▶ _SET TASK_
Copy nothing but the part that opens with the line containing "Generate a LaTeX" and closes with the line containing "(0,0) rectangle (1468,872);". Do not include pictures.

_ _ _ _

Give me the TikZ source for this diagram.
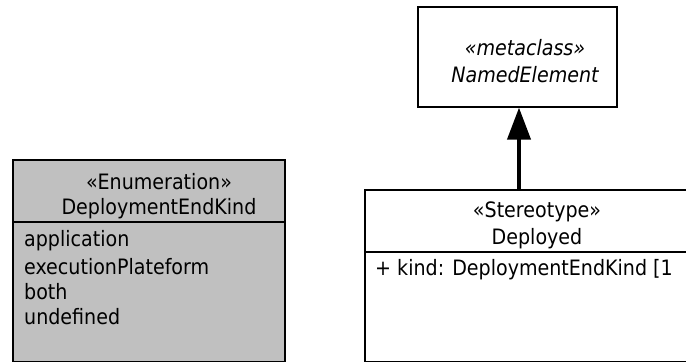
\documentclass[tikz,border=0pt]{standalone}
\usepackage{fontspec}
\setmainfont{DejaVu Sans Condensed}
\usetikzlibrary{arrows.meta}
\begin{document}
\begin{tikzpicture}[x=1pt,y=-1pt,
  box/.style={draw=black,line width=1.2pt},
  txt/.style={inner sep=0pt,font=\fontsize{21.2}{25}\selectfont},
  lft/.style={txt,anchor=west}]
\useasboundingbox (0,0) rectangle (686,362);
\clip (0,0) rectangle (686,362);
% Enumeration box
\filldraw[box,fill={rgb,255:red,192;green,192;blue,192}] (13,160) rectangle (285,361.5);
\draw[box] (13,222) -- (285,222);
\node[txt] (enum1) at (159,182) {«Enumeration»};
\node[txt] (enum2) at (159,209) {DeploymentEndKind};
\node[lft] (l1) at (24,241) {application};
\node[lft] (l2) at (24,267) {executionPlateform};
\node[lft] (l3) at (24,292) {both};
\node[lft] (l4) at (24,317) {undefined};
% metaclass box
\node[box,minimum width=199pt,minimum height=100pt,inner sep=0pt] (meta) at (517.5,57) {};
\node[txt,font=\fontsize{21.2}{25}\itshape] (m1) at (525,48) {«metaclass»};
\node[txt,font=\fontsize{21.2}{25}\itshape] (m2) at (525,75) {NamedElement};
% Stereotype box
\draw[box,fill=white] (365,190) rectangle (720,361.5);
\coordinate (stTop) at (519,190);
\draw[box] (365,252) -- (720,252);
\node[txt] (s1) at (537,212) {«Stereotype»};
\node[txt] (s2) at (537,239) {Deployed};
\node[lft] (a1) at (375,270) {+ kind: DeploymentEndKind [1};
% generalization arrow
\draw[line width=4pt,-{Triangle[length=32pt,width=23pt]}] (stTop) -- (meta.south -| stTop);
\end{tikzpicture}
\end{document}
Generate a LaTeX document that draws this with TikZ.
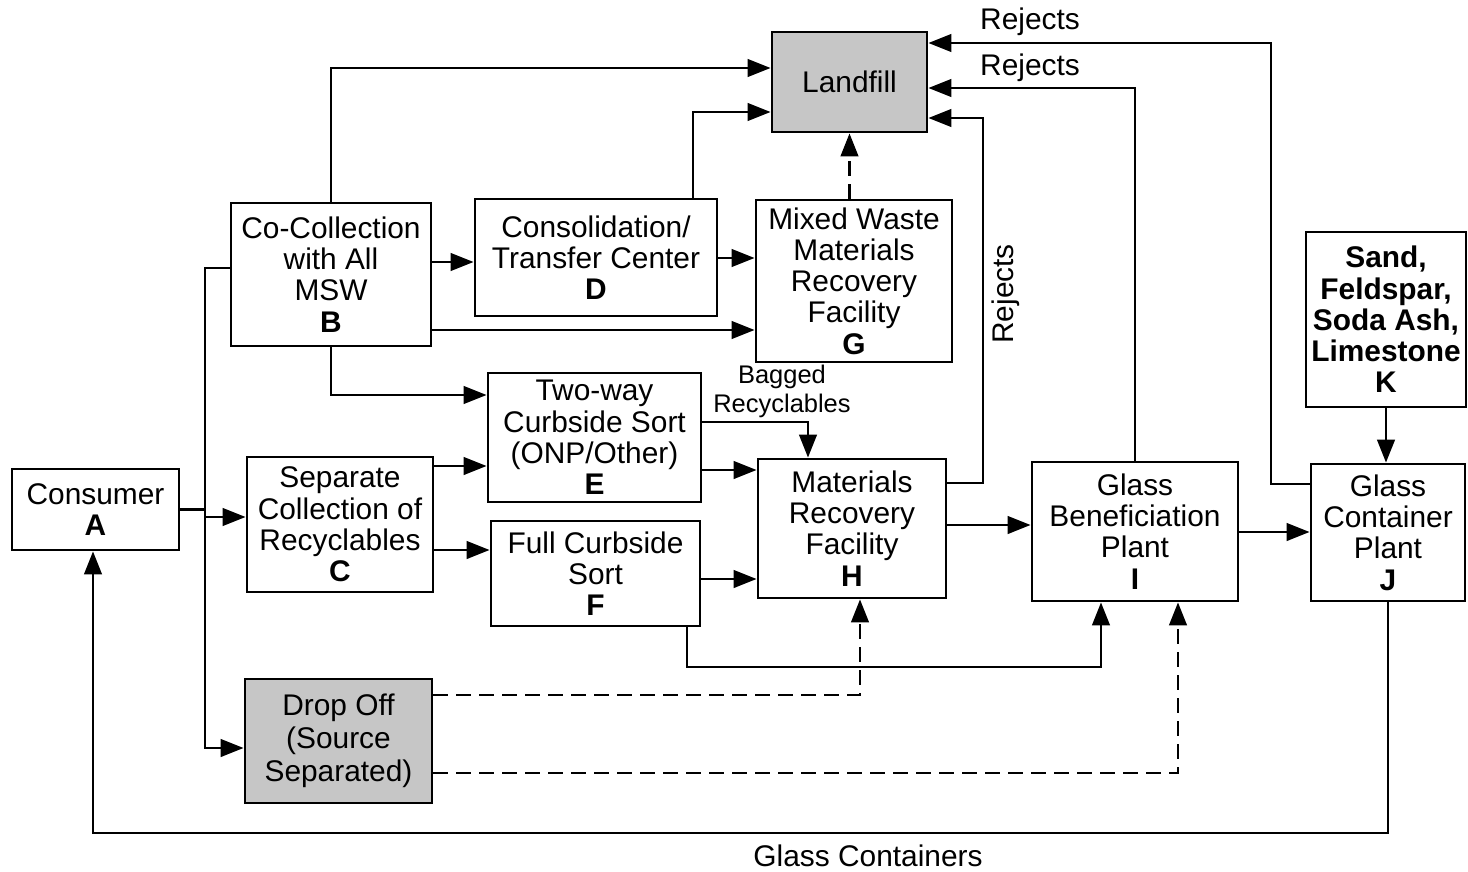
\documentclass[tikz,border=0pt]{standalone}
\usepackage{fontspec}
\setmainfont{Liberation Sans}
\usetikzlibrary{arrows.meta, positioning}
\tikzstyle{box} = [draw, line width=1.6pt, align=center, inner sep=0pt, font=\fontsize{17}{17.8}\selectfont]
\tikzstyle{shaded} = [box, fill=gray!45]
\tikzstyle{wire} = [line width=1.6pt]
\tikzstyle{arrow} = [wire, -{Triangle[length=4.6mm, width=3.5mm]}]
\tikzstyle{dasharrow} = [arrow, dash pattern=on 3mm off 1.6mm]
\tikzstyle{lbl} = [inner sep=0pt, font=\fontsize{17}{17.8}\selectfont]

\begin{document}
\begin{tikzpicture}[x=0.02cm, y=-0.02cm]
    \useasboundingbox (0,0) rectangle (1468,872);

    % Boxes (placed at pixel positions of the flow chart)
    \node[box, minimum width=3.34cm, minimum height=1.62cm] (consumer) at (95.5,509.5) {Consumer\\\textbf{A}};
    \node[box, minimum width=4.0cm, minimum height=2.86cm] (cocoll) at (331,274.5) {Co-Collection\\with All\\MSW\\\textbf{B}};
    \node[box, minimum width=4.84cm, minimum height=2.34cm] (transfer) at (596,257.5) {Consolidation/\\Transfer Center\\\textbf{D}};
    \node[box, minimum width=3.92cm, minimum height=3.24cm] (mwmrf) at (854,281) {Mixed Waste\\Materials\\Recovery\\Facility\\\textbf{G}};
    \node[shaded, minimum width=3.1cm, minimum height=2.0cm] (landfill) at (849.5,82) {Landfill};
    \node[box, minimum width=3.2cm, minimum height=3.5cm] (rawmat) at (1386,319.5) {\textbf{Sand,}\\\textbf{Feldspar,}\\\textbf{Soda Ash,}\\\textbf{Limestone}\\\textbf{K}};
    \node[box, minimum width=4.26cm, minimum height=2.58cm] (twoway) at (594.5,437.5) {Two-way\\Curbside Sort\\(ONP/Other)\\\textbf{E}};
    \node[box, minimum width=3.72cm, minimum height=2.7cm] (sepcoll) at (340,524.5) {Separate\\Collection of\\Recyclables\\\textbf{C}};
    \node[box, minimum width=4.18cm, minimum height=2.1cm] (fullsort) at (595.5,573.5) {Full Curbside\\Sort\\\textbf{F}};
    \node[box, minimum width=3.76cm, minimum height=2.78cm] (mrf) at (852,528.5) {Materials\\Recovery\\Facility\\\textbf{H}};
    \node[box, minimum width=4.12cm, minimum height=2.78cm] (benef) at (1135,531.5) {Glass\\Beneficiation\\Plant\\\textbf{I}};
    \node[box, minimum width=3.08cm, minimum height=2.74cm] (glassplant) at (1388,532.5) {Glass\\Container\\Plant\\\textbf{J}};
    \node[shaded, minimum width=3.74cm, minimum height=2.48cm, font=\fontsize{17}{18.8}\selectfont] (dropoff) at (338.5,741) {Drop Off\\(Source\\Separated)};

    % Consumer to the collection routes
    \coordinate (split) at (205,509.5);
    \draw[wire] (consumer) -- (split);
    \draw[wire] (split) |- (cocoll.west |- 0,268);
    \draw[arrow] (split) |- (sepcoll.west |- 0,517);
    \draw[arrow] (split) |- (dropoff.west |- 0,748);

    % Collection and processing flows
    \draw[arrow] (cocoll.north) |- (landfill.west |- 0,68);
    \draw[arrow] (cocoll.east |- 0,262) -- (transfer.west |- 0,262);
    \draw[arrow] (cocoll.east |- 0,330) -- (mwmrf.west |- 0,330);
    \draw[arrow] (cocoll.south) |- (twoway.west |- 0,395);
    \draw[arrow] (transfer.north -| 693,0) |- (landfill.west |- 0,112);
    \draw[arrow] (transfer.east |- 0,258) -- (mwmrf.west |- 0,258);
    \draw[dasharrow] (mwmrf.north -| landfill) -- (landfill.south);
    \draw[arrow] (twoway.east |- 0,422) -| (mrf.north -| 808,0);
    \draw[arrow] (twoway.east |- 0,470) -- (mrf.west |- 0,470);
    \draw[arrow] (sepcoll.east |- 0,466) -- (twoway.west |- 0,466);
    \draw[arrow] (sepcoll.east |- 0,550) -- (fullsort.west |- 0,550);
    \draw[arrow] (fullsort.east |- 0,579) -- (mrf.west |- 0,579);
    \draw[arrow] (mrf.east |- 0,525) -- (benef.west |- 0,525);
    \draw[arrow] (benef.east |- 0,532) -- (glassplant.west |- 0,532);
    \draw[arrow] (rawmat.south) -- (rawmat.south |- glassplant.north);
    \draw[arrow] (fullsort.south -| 687,0) |- (1101,667) -- (benef.south -| 1101,0);
    \draw[dasharrow] (dropoff.east |- 0,695) -| (mrf.south -| 860,0);
    \draw[dasharrow] (dropoff.east |- 0,773) -| (benef.south -| 1178,0);

    % Rejects back to the landfill
    \draw[arrow] (mrf.east |- 0,483) -| (983,118) -- (landfill.east |- 0,118);
    \draw[arrow] (benef.north) |- (landfill.east |- 0,88);
    \draw[arrow] (glassplant.west |- 0,484) -| (1271,43) -- (landfill.east |- 0,43);

    % Glass containers back to the consumer
    \draw[arrow] (glassplant.south) |- (93,833) -- (consumer.south -| 93,0);

    % Labels
    \node[lbl] (rej1) at (1030,22) {Rejects};
    \node[lbl] (rej2) at (1030,68) {Rejects};
    \node[lbl, rotate=90] (rej3) at (1006,294) {Rejects};
    \node[lbl, align=center, font=\fontsize{14.5}{16.5}\selectfont] (bagged) at (782,391) {Bagged\\Recyclables};
    \node[lbl] (glasslbl) at (868,856) {Glass Containers};
\end{tikzpicture}
\end{document}
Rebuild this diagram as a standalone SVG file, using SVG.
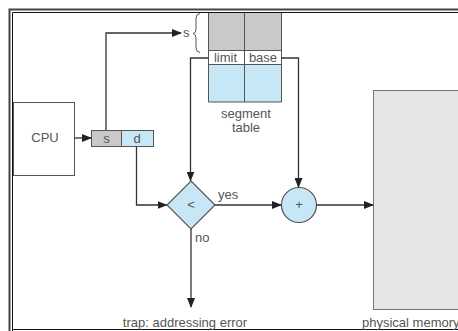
<svg xmlns="http://www.w3.org/2000/svg" width="458" height="331" viewBox="0 0 458 331">
<style>
.ln{fill:none;stroke:#333;stroke-width:1.3}
.bx{stroke:#555;stroke-width:1}
.t{font-family:"Liberation Sans",Arial,sans-serif;font-size:13px;fill:#555}
</style>
<defs>
<marker id="ah" markerWidth="10" markerHeight="8" refX="9" refY="4" orient="auto" markerUnits="userSpaceOnUse">
<path d="M0,0 L10,4 L0,8 z" fill="#222"/>
</marker>
</defs>
<rect width="458" height="331" fill="#fff"/>
<g id="frame">
<path d="M9.5,331 V9.5 H458" fill="none" stroke="#444" stroke-width="2"/>
<path d="M12.5,331 V12.5 H458" fill="none" stroke="#111" stroke-width="1"/>
<line x1="12" y1="329.5" x2="458" y2="329.5" stroke="#111" stroke-width="1"/>
</g>
<g id="cpu">
<rect class="bx" x="13.5" y="102.5" width="61" height="73" fill="#fff"/>
<text class="t" x="45" y="142" text-anchor="middle" font-size="12">CPU</text>
</g>
<g id="address">
<rect class="bx" x="91.5" y="130.5" width="30" height="16" fill="#c9c9c9"/>
<rect class="bx" x="121.5" y="130.5" width="32" height="16" fill="#c7e7f6"/>
<text class="t" x="106.5" y="143" text-anchor="middle" font-size="12">s</text>
<text class="t" x="137" y="143" text-anchor="middle" font-size="12">d</text>
</g>
<g id="segment-table">
<rect x="208.5" y="13" width="73" height="37.5" fill="#c9c9c9"/>
<rect x="208.5" y="64.5" width="73" height="37.5" fill="#c7e7f6"/>
<path d="M208.5,13 V102 H281.5 V13 M244.5,13 V102 M208.5,50.5 H281.5 M208.5,64.5 H281.5" fill="none" stroke="#555" stroke-width="1"/>
<text class="t" x="225.5" y="62" text-anchor="middle">limit</text>
<text class="t" x="263" y="62" text-anchor="middle">base</text>
<text class="t" x="246" y="118" text-anchor="middle">segment</text>
<text class="t" x="246" y="132" text-anchor="middle">table</text>
<path d="M200,13.5 Q196,14 196,18 V29 Q196,33 193,33.5 Q196,34 196,38 V48 Q196,52 200,52.5" fill="none" stroke="#555" stroke-width="1"/>
<text class="t" x="183" y="37">s</text>
</g>
<g id="compare">
<polygon points="191,181 215,205 191,229 167,205" fill="#c7e7f6" stroke="#555" stroke-width="1.2"/>
<text class="t" x="191" y="209" text-anchor="middle" font-size="12">&lt;</text>
</g>
<g id="adder">
<circle cx="299" cy="205" r="17.5" fill="#c7e7f6" stroke="#555" stroke-width="1.2"/>
<text class="t" x="299" y="209" text-anchor="middle" font-size="12">+</text>
</g>
<g id="memory">
<rect x="373.5" y="90.5" width="100" height="219" fill="#e6e6e6" stroke="#777" stroke-width="1"/>
<text class="t" x="362" y="327" font-size="12.5">physical memory</text>
</g>
<g id="connectors">
<line class="ln" x1="74.5" y1="138" x2="91" y2="138" marker-end="url(#ah)"/>
<polyline class="ln" points="106,130 106,33 181,33" marker-end="url(#ah)"/>
<polyline class="ln" points="208,58 190.5,58 190.5,180.5" marker-end="url(#ah)"/>
<polyline class="ln" points="281,58 298.5,58 298.5,187" marker-end="url(#ah)"/>
<polyline class="ln" points="136.5,146.5 136.5,205 166.5,205" marker-end="url(#ah)"/>
<line class="ln" x1="215" y1="205" x2="281" y2="205" marker-end="url(#ah)"/>
<line class="ln" x1="316.5" y1="205" x2="373" y2="205" marker-end="url(#ah)"/>
<line class="ln" x1="191" y1="229" x2="191" y2="307" marker-end="url(#ah)"/>
<text class="t" x="218" y="199">yes</text>
<text class="t" x="195" y="242">no</text>
<text class="t" x="185" y="327" text-anchor="middle">trap: addressing error</text>
</g>
</svg>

_ _ _ _

▶ _RESPONSE TO THE TASK_
Generate a LaTeX document that draws this with TikZ.
\documentclass[tikz,border=0pt]{standalone}
\usepackage{fontspec}
\setmainfont{Liberation Sans}
\usetikzlibrary{arrows.meta, positioning}
\tikzstyle{box} = [draw, line width=1.6pt, align=center, inner sep=0pt, font=\fontsize{17}{17.8}\selectfont]
\tikzstyle{shaded} = [box, fill=gray!45]
\tikzstyle{wire} = [line width=1.6pt]
\tikzstyle{arrow} = [wire, -{Triangle[length=4.6mm, width=3.5mm]}]
\tikzstyle{dasharrow} = [arrow, dash pattern=on 3mm off 1.6mm]
\tikzstyle{lbl} = [inner sep=0pt, font=\fontsize{17}{17.8}\selectfont]

\begin{document}
\begin{tikzpicture}[x=0.02cm, y=-0.02cm]
    \useasboundingbox (0,0) rectangle (1468,872);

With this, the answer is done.